Assassination of Kuhsar Fatehi and the guaranteed deterrence for full implementation of the Geneva Conventions

An armed and terrorist attack by PJAK group on a rescue ambulance on July 20, 2016 in Kamyaran city led to the death of Kuhsar Fatehi, a Red Crescent relief worker. Kuhsar was passing during his relief turn with standard Red Crescent signs, so attacking the Red Crescent car and targeting the relief workers is, undoubtedly, a terrorist act and a violation of human and humanitarian rights in times of peace and even international animosity. Studying this crime from the perspective of human and humanitarian rights reveals dimensions addressing tasks that could be pursued by the parties to this incident.

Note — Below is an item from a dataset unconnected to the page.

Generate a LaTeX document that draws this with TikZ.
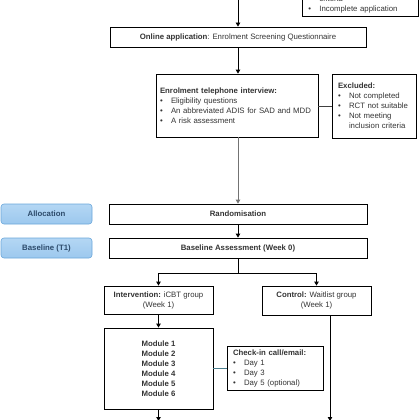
\documentclass[tikz,border=0pt]{standalone}
\usepackage{fontspec}
\setmainfont{Liberation Sans}
\usetikzlibrary{arrows.meta,positioning,calc}
\definecolor{txt}{HTML}{333333}
\definecolor{bluefill}{HTML}{9CC8EE}
\definecolor{bluetop}{HTML}{B4D7F4}
\definecolor{blueedge}{HTML}{6AA6DA}
\definecolor{bluetxt}{HTML}{2C4A6A}
\definecolor{tealline}{HTML}{4C7F8E}
\tikzset{
  box/.style={draw=black, line width=0.8pt, rectangle, inner sep=0pt, font=\fontsize{7.8}{10}\selectfont, text=txt},
  listbox/.style={box, align=left, inner xsep=6pt},
  phase/.style={draw=blueedge, line width=0.6pt, rounded corners=3pt, top color=bluetop, bottom color=bluefill, text=bluetxt, font=\fontsize{7.8}{9}\selectfont\bfseries, minimum width=91, minimum height=20, inner sep=0pt},
  conn/.style={line width=0.8pt, draw=black},
  arr/.style={conn, -{Triangle[width=4.5pt,length=4pt]}},
}
\newcommand{\bul}{\makebox[11pt][l]{\textbullet}}
\newcommand{\ind}{\hspace*{11pt}}
\begin{document}
\begin{tikzpicture}[x=1pt,y=-1pt]
\useasboundingbox (0,0) rectangle (420,420);
% top partial exclusion box
\node[listbox, anchor=south west, minimum width=116, text width=104, inner ysep=3pt] (ex0) at (302,17)
  {\ind criteria\\\bul Incomplete application};
\coordinate (top) at (238,-5);
\node[box, minimum width=256, minimum height=20] (online) at (238,37)
  {\textbf{Online application}: Enrolment Screening Questionnaire};
\node[listbox, inner xsep=4pt, minimum width=162, minimum height=63, text width=154] (tel) at (237,105.5)
  {\textbf{Enrolment telephone interview:}\\\bul Eligibility questions\\\bul An abbreviated ADIS for SAD and MDD\\\bul A risk assessment};
\node[listbox, minimum width=82, minimum height=64, text width=72] (ex1) at (374,106)
  {\textbf{Excluded:}\\\bul Not completed\\\bul RCT not suitable\\\bul Not meeting\\\ind inclusion criteria};
\node[box, minimum width=258, minimum height=20, font=\fontsize{7.8}{10}\selectfont\bfseries] (rand) at (238,214) {Randomisation};
\node[box, minimum width=258, minimum height=20, font=\fontsize{7.8}{10}\selectfont\bfseries] (base) at (238,248) {Baseline Assessment (Week 0)};
\node[phase] (alloc) at (46.5,214) {Allocation};
\node[phase] (bl) at (46.5,248) {Baseline (T1)};
\node[box, minimum width=109, minimum height=28, align=center] (int) at (158.5,300)
  {\textbf{Intervention:} iCBT group\\(Week 1)};
\node[box, minimum width=109, minimum height=29, align=center] (ctrl) at (316.5,300.5)
  {\textbf{Control:} Waitlist group\\(Week 1)};
\node[box, minimum width=109, minimum height=81, align=center, font=\fontsize{7.8}{10}\selectfont\bfseries] (mod) at (158.5,368.5)
  {Module 1\\Module 2\\Module 3\\Module 4\\Module 5\\Module 6};
\node[listbox, minimum width=94, minimum height=44, text width=84] (chk) at (275,368)
  {\textbf{Check-in call/email:}\\\bul Day 1\\\bul Day 3\\\bul Day 5 (optional)};
% connectors
\draw[arr] (top) -- (online.north -| top);
\draw[arr] (online.south) -- (online.south |- tel.north);
\draw[conn, draw=black!75] (tel.east |- ex1.west) -- (ex1.west);
\draw[arr, draw=black!55] (tel.south -| rand.north) -- (rand.north);
\draw[arr] (rand.south) -- (base.north);
\coordinate (split) at (238,273);
\draw[conn] (base.south) -- (split);
\draw[arr] (split) -| (int.north);
\draw[arr] (split) -| (ctrl.north);
\draw[arr] (int.south) -- (mod.north);
\draw[conn, draw=tealline] (mod.east |- chk.west) -- (chk.west);
\coordinate (endI) at (158.5,421);
\coordinate (endC) at (330,421);
\draw[arr] (mod.south) -- (endI);
\draw[arr] (ctrl.south -| endC) -- (endC);
\end{tikzpicture}
\end{document}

The most important aspect of this incident is the vital issue of providing security for the relief and activities of the relief workers. Any prevention in the route or process of aid can be considered as disruption of relief, which is an example of crime in international armed conflict in the armed context and in the Geneva Convention itself. Even if we consider the circumstances of the incident in Kamyaran as outside the situation of armed conflict, the disruption of the relief work still means a violation of the right of access to medical care for the people of the region and is undoubtedly an example of human rights violation.

Therefore, providing the security of the relief workers and the continuation of the uninterrupted relief process is a vital matter that must be given priority to ensure the obvious rights of the people. The fact that the Iranian government has established software and hardware infrastructure in providing relief services does not necessarily mean that this necessary human service has been accomplished by the people! If the security of the relief staff is guaranteed, any withdrawal of the relief staff from service and this due to lack of security will be the fault of the Iranian government.

To clarify the need for feeling security by the relief staff, we need, first, to point out that the 1906 Geneva Convention, contrary to the 1864 Convention, which implicitly stated respect and support for the rescuers and the wounded, the 33-article 1906 Geneva Convention explicitly refer to the terms “respect” and “protection” of rescuers and the wounded in armed conflict.

Accordingly, articles 24 to 27 of the First Geneva Convention, Articles 36 and 37 of the Second Geneva Convention, Article 20 of the Fourth Convention, Articles 15, 62 and 67 of the First Additional Protocol and Article 9 of the Second Additional Protocol declare the rights of relief and medical staff. The articles say these individuals can not waive any of these rights, either voluntarily or by force. Accordingly, in the four Geneva Conventions and its two Additional Protocols, there are general principles on the rights and powers of relief workers, which empower relief workers in humanitarian aid.

One of these principles is to feel security in the relief process by the relief staff.

In this regard, the Geneva Convention emphasizes that international humanitarian law provides protection and respect for health workers in times of armed conflict; This means that these employees should be able to perform their duties freely and not be afraid of being attacked during the activity, and in case of attack, they should be defended.

Now, the issue of defending the relief workers’ rights concerns both sides of the conflict, and specifically regarding the assassination of Kuhsar Fatehi, given the terrorist nature of PJAK and the group’s non-compliance with international law, a more serious part of the incident relates to the Iranian government. As a result, despite the PJAK terrorist attack on a member of the Red Crescent, the Iranian government, as its duty, must defend the lives, health and safety of the relief staff.

So what we expect the Iranian government to do is to provide security for the relief staff against the attacks of this terrorist group with a long history of such atrocities, so the government must try to bring an end to this group.

In fact, there is no hope to see the aggressor namely PJAK to change its behavior and to prevent such incidents from re-happening, we expect the Iranian government to use decisive and executive mechanisms to end the armed group’s threat against the relief staff.

The Iranian government condemns PJAK as a terrorist act and its non-compliance with human rights law, while seeking judicial and legal action against the perpetrators of the crime against Kuhsar Fatehi, but these measures are not enough, there is not even a guarantee deterrence in it. What is the responsibility of the Iranian government to provide the security of the relief staff is to stop terrorist activities on Iranian soil, which can ensure a feeling of security for the establishment of relief in the region. In other words, condemning terrorists is not enough! And the Iranian government must take public actions to stop the PJAK terrorism and support the relief staff.